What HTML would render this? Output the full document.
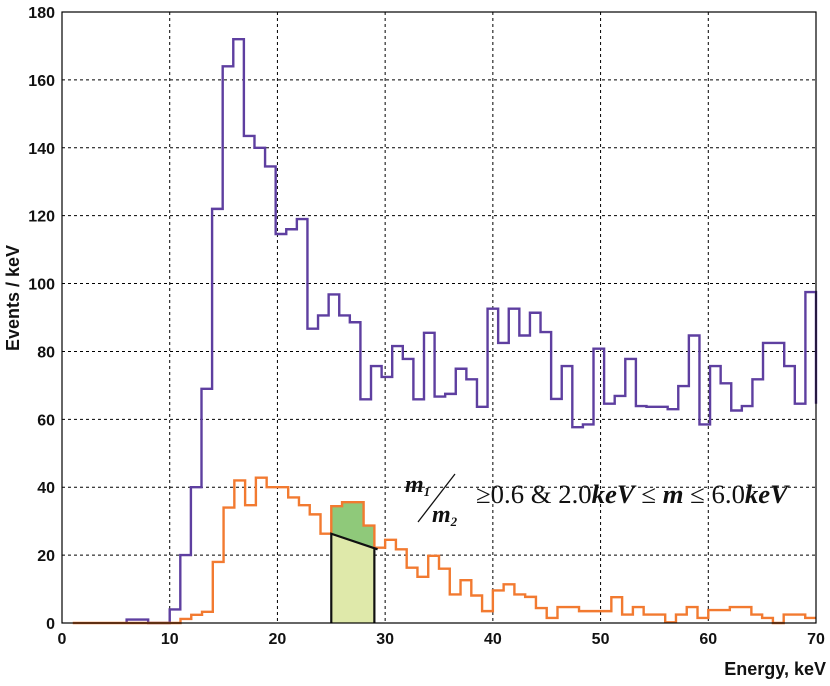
<!DOCTYPE html>
<html><head><meta charset="utf-8"><style>
body{margin:0;background:#fff;}
svg{display:block;font-family:"Liberation Sans",sans-serif;}
</style></head><body>
<svg id="chart" width="830" height="686"></svg>
<script>
const xTicks=[0,10,20,30,40,50,60,70];
const yTicks=[0,20,40,60,80,100,120,140,160,180];
const purpleLowStart=6, purpleLowEnd=8, purpleLowValue=1;
const purpleStart=10;
const purpleValues=[4,20,40,69,122,164,172,143.5,140,134.5,114.6,116,119,
86.7,90.6,96.8,90.6,88.6,65.9,75.7,72.5,81.6,77.8,65.9,85.5,66.7,67.5,74.9,71.8,63.7,
92.6,82.5,92.6,84.7,91.4,85.7,66,75.7,57.7,58.5,80.8,64.6,66.9,77.8,63.9,63.7,63.7,
63,69.8,84.7,58.5,75.7,70.6,62.6,63.9,71.8,82.5,82.5,75.7,64.6,97.5];
const purpleEnd=70;
const orangeStart=1, orangeBinStart=11;
const orangeValues=[1.2,2.4,3.3,18,34,42,34.7,42.8,40,40,37,34.7,32,26.3,
34.4,35.6,35.6,28.7,22.2,24.5,21.7,16.3,13.6,19.8,16,8.4,12.6,8.1,3.5,9.6,11.4,8.4,7.7,4.4,1.5,4.7,4.7,
3.5,3.5,3.5,7.6,2.5,4.7,2.5,2.5,0.2,2.5,4.7,1.5,3.8,3.8,4.7,4.7,2.5,1.5,0,2.5,2.5,1.5];
const bandStart=25, bandEnd=29, bandLowLeft=26.3, bandLowRight=22;

const L=62,R=816,T=12,B=623;
const X=v=>L+(v-0)/(70-0)*(R-L);
const Y=v=>B-(v/180)*(B-T);
const NS="http://www.w3.org/2000/svg";
const svg=document.getElementById('chart');
function mk(t,a,p){const e=document.createElementNS(NS,t);for(const k in a)e.setAttribute(k,a[k]);(p||svg).appendChild(e);return e;}

xTicks.slice(1,-1).forEach(t=>{const g=mk('line',{x1:X(t),x2:X(t),y1:T,y2:B,stroke:'#000','stroke-width':1,'stroke-dasharray':'3,3'});

});
yTicks.slice(1,-1).forEach(t=>{const g=mk('line',{x1:L,x2:R,y1:Y(t),y2:Y(t),stroke:'#000','stroke-width':1,'stroke-dasharray':'3,3'});

});

function orangeAt(i){return orangeValues[i-orangeBinStart];}
let dp=`M${X(bandStart)},${Y(bandLowLeft)}`;
for(let e=bandStart;e<bandEnd;e++){dp+=` L${X(e)},${Y(orangeAt(e))} L${X(e+1)},${Y(orangeAt(e))}`;}
dp+=` L${X(bandEnd)},${Y(bandLowRight)} Z`;
const dg=mk('path',{d:dp,fill:'#8fc97a'});


const lg=mk('path',{d:`M${X(bandStart)},${Y(0)} L${X(bandStart)},${Y(bandLowLeft)} L${X(bandEnd)},${Y(bandLowRight)} L${X(bandEnd)},${Y(0)} Z`,fill:'#dfe9aa'});



let pp=`M${X(purpleLowStart)},${Y(0)} L${X(purpleLowStart)},${Y(purpleLowValue)} L${X(purpleLowEnd)},${Y(purpleLowValue)} L${X(purpleLowEnd)},${Y(0)} L${X(purpleStart)},${Y(0)}`;
const pw=(purpleEnd-purpleStart)/purpleValues.length;
purpleValues.forEach((v,i)=>{const a=purpleStart+i*pw;pp+=` L${X(a)},${Y(v)} L${X(a+pw)},${Y(v)}`;});
pp+=` L${X(purpleEnd)},${Y(64.6)}`;
const pl=mk('path',{d:pp,fill:'none',stroke:'#5e3fa0','stroke-width':2.4});



let op=`M${X(orangeStart)},${Y(0)} L${X(orangeBinStart)},${Y(0)}`;
orangeValues.forEach((v,i)=>{const a=orangeBinStart+i;op+=` L${X(a)},${Y(v)} L${X(Math.min(a+1,70))},${Y(v)}`;});
const ol=mk('path',{d:op,fill:'none',stroke:'#f27a30','stroke-width':2.4});



const bo=mk('path',{d:`M${X(bandStart)},${Y(0)} L${X(bandStart)},${Y(bandLowLeft)} L${X(bandEnd+0.3)},${Y(bandLowRight-0.3)} M${X(bandEnd)},${Y(bandLowRight)} L${X(bandEnd)},${Y(0)}`,fill:'none',stroke:'#111','stroke-width':2.2});



const fr=mk('rect',{x:L,y:T,width:R-L,height:B-T,fill:'none',stroke:'#000','stroke-width':1.2});



xTicks.forEach(t=>{const e=mk('text',{x:X(t),y:644,'text-anchor':'middle','font-size':16,'font-weight':'bold',fill:'#111'});e.textContent=t;

});
yTicks.forEach(t=>{const e=mk('text',{x:55,y:Y(t)+6,'text-anchor':'end','font-size':16,'font-weight':'bold',fill:'#111'});e.textContent=t;

});
</script>
<svg width="830" height="686" style="position:absolute;left:0;top:0;font-family:'Liberation Sans',sans-serif">
<text x="826" y="675" text-anchor="end" font-size="18" font-weight="bold" fill="#111">Energy, keV</text>
<text transform="translate(19,298) rotate(-90)" text-anchor="middle" font-size="18" font-weight="bold" fill="#111">Events / keV</text>
<g font-family="'Liberation Serif',serif" font-weight="bold" font-style="italic" fill="#111">
<text x="405" y="492" font-size="24">m<tspan font-size="13" dy="4">1</tspan></text>
<line x1="418" y1="522" x2="455" y2="474" stroke="#111" stroke-width="1.3"/>
<text x="432" y="522" font-size="24">m<tspan font-size="13" dy="4">2</tspan></text>
<text x="476" y="503" font-size="26" font-weight="normal" font-style="normal" textLength="312" lengthAdjust="spacingAndGlyphs">≥0.6 &amp; 2.0<tspan font-weight="bold" font-style="italic">keV</tspan> ≤ <tspan font-weight="bold" font-style="italic">m</tspan> ≤ 6.0<tspan font-weight="bold" font-style="italic">keV</tspan></text>
</g>
</svg>
</body></html>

## Work to complete:
Your task is an exact transcription of all the data, minus the pictures.

## Output for this task:
What HTML would render this? Output the full document.
<!DOCTYPE html>
<html><head><meta charset="utf-8"><style>
body{margin:0;background:#fff;}
svg{display:block;font-family:"Liberation Sans",sans-serif;}
</style></head><body>
<svg id="chart" width="830" height="686"></svg>
<script>
const xTicks=[0,10,20,30,40,50,60,70];
const yTicks=[0,20,40,60,80,100,120,140,160,180];
const purpleLowStart=6, purpleLowEnd=8, purpleLowValue=1;
const purpleStart=10;
const purpleValues=[4,20,40,69,122,164,172,143.5,140,134.5,114.6,116,119,
86.7,90.6,96.8,90.6,88.6,65.9,75.7,72.5,81.6,77.8,65.9,85.5,66.7,67.5,74.9,71.8,63.7,
92.6,82.5,92.6,84.7,91.4,85.7,66,75.7,57.7,58.5,80.8,64.6,66.9,77.8,63.9,63.7,63.7,
63,69.8,84.7,58.5,75.7,70.6,62.6,63.9,71.8,82.5,82.5,75.7,64.6,97.5];
const purpleEnd=70;
const orangeStart=1, orangeBinStart=11;
const orangeValues=[1.2,2.4,3.3,18,34,42,34.7,42.8,40,40,37,34.7,32,26.3,
34.4,35.6,35.6,28.7,22.2,24.5,21.7,16.3,13.6,19.8,16,8.4,12.6,8.1,3.5,9.6,11.4,8.4,7.7,4.4,1.5,4.7,4.7,
3.5,3.5,3.5,7.6,2.5,4.7,2.5,2.5,0.2,2.5,4.7,1.5,3.8,3.8,4.7,4.7,2.5,1.5,0,2.5,2.5,1.5];
const bandStart=25, bandEnd=29, bandLowLeft=26.3, bandLowRight=22;

const L=62,R=816,T=12,B=623;
const X=v=>L+(v-0)/(70-0)*(R-L);
const Y=v=>B-(v/180)*(B-T);
const NS="http://www.w3.org/2000/svg";
const svg=document.getElementById('chart');
function mk(t,a,p){const e=document.createElementNS(NS,t);for(const k in a)e.setAttribute(k,a[k]);(p||svg).appendChild(e);return e;}

xTicks.slice(1,-1).forEach(t=>{const g=mk('line',{x1:X(t),x2:X(t),y1:T,y2:B,stroke:'#000','stroke-width':1,'stroke-dasharray':'3,3'});

});
yTicks.slice(1,-1).forEach(t=>{const g=mk('line',{x1:L,x2:R,y1:Y(t),y2:Y(t),stroke:'#000','stroke-width':1,'stroke-dasharray':'3,3'});

});

function orangeAt(i){return orangeValues[i-orangeBinStart];}
let dp=`M${X(bandStart)},${Y(bandLowLeft)}`;
for(let e=bandStart;e<bandEnd;e++){dp+=` L${X(e)},${Y(orangeAt(e))} L${X(e+1)},${Y(orangeAt(e))}`;}
dp+=` L${X(bandEnd)},${Y(bandLowRight)} Z`;
const dg=mk('path',{d:dp,fill:'#8fc97a'});


const lg=mk('path',{d:`M${X(bandStart)},${Y(0)} L${X(bandStart)},${Y(bandLowLeft)} L${X(bandEnd)},${Y(bandLowRight)} L${X(bandEnd)},${Y(0)} Z`,fill:'#dfe9aa'});



let pp=`M${X(purpleLowStart)},${Y(0)} L${X(purpleLowStart)},${Y(purpleLowValue)} L${X(purpleLowEnd)},${Y(purpleLowValue)} L${X(purpleLowEnd)},${Y(0)} L${X(purpleStart)},${Y(0)}`;
const pw=(purpleEnd-purpleStart)/purpleValues.length;
purpleValues.forEach((v,i)=>{const a=purpleStart+i*pw;pp+=` L${X(a)},${Y(v)} L${X(a+pw)},${Y(v)}`;});
pp+=` L${X(purpleEnd)},${Y(64.6)}`;
const pl=mk('path',{d:pp,fill:'none',stroke:'#5e3fa0','stroke-width':2.4});



let op=`M${X(orangeStart)},${Y(0)} L${X(orangeBinStart)},${Y(0)}`;
orangeValues.forEach((v,i)=>{const a=orangeBinStart+i;op+=` L${X(a)},${Y(v)} L${X(Math.min(a+1,70))},${Y(v)}`;});
const ol=mk('path',{d:op,fill:'none',stroke:'#f27a30','stroke-width':2.4});



const bo=mk('path',{d:`M${X(bandStart)},${Y(0)} L${X(bandStart)},${Y(bandLowLeft)} L${X(bandEnd+0.3)},${Y(bandLowRight-0.3)} M${X(bandEnd)},${Y(bandLowRight)} L${X(bandEnd)},${Y(0)}`,fill:'none',stroke:'#111','stroke-width':2.2});



const fr=mk('rect',{x:L,y:T,width:R-L,height:B-T,fill:'none',stroke:'#000','stroke-width':1.2});



xTicks.forEach(t=>{const e=mk('text',{x:X(t),y:644,'text-anchor':'middle','font-size':16,'font-weight':'bold',fill:'#111'});e.textContent=t;

});
yTicks.forEach(t=>{const e=mk('text',{x:55,y:Y(t)+6,'text-anchor':'end','font-size':16,'font-weight':'bold',fill:'#111'});e.textContent=t;

});
</script>
<svg width="830" height="686" style="position:absolute;left:0;top:0;font-family:'Liberation Sans',sans-serif">
<text x="826" y="675" text-anchor="end" font-size="18" font-weight="bold" fill="#111">Energy, keV</text>
<text transform="translate(19,298) rotate(-90)" text-anchor="middle" font-size="18" font-weight="bold" fill="#111">Events / keV</text>
<g font-family="'Liberation Serif',serif" font-weight="bold" font-style="italic" fill="#111">
<text x="405" y="492" font-size="24">m<tspan font-size="13" dy="4">1</tspan></text>
<line x1="418" y1="522" x2="455" y2="474" stroke="#111" stroke-width="1.3"/>
<text x="432" y="522" font-size="24">m<tspan font-size="13" dy="4">2</tspan></text>
<text x="476" y="503" font-size="26" font-weight="normal" font-style="normal" textLength="312" lengthAdjust="spacingAndGlyphs">≥0.6 &amp; 2.0<tspan font-weight="bold" font-style="italic">keV</tspan> ≤ <tspan font-weight="bold" font-style="italic">m</tspan> ≤ 6.0<tspan font-weight="bold" font-style="italic">keV</tspan></text>
</g>
</svg>
</body></html>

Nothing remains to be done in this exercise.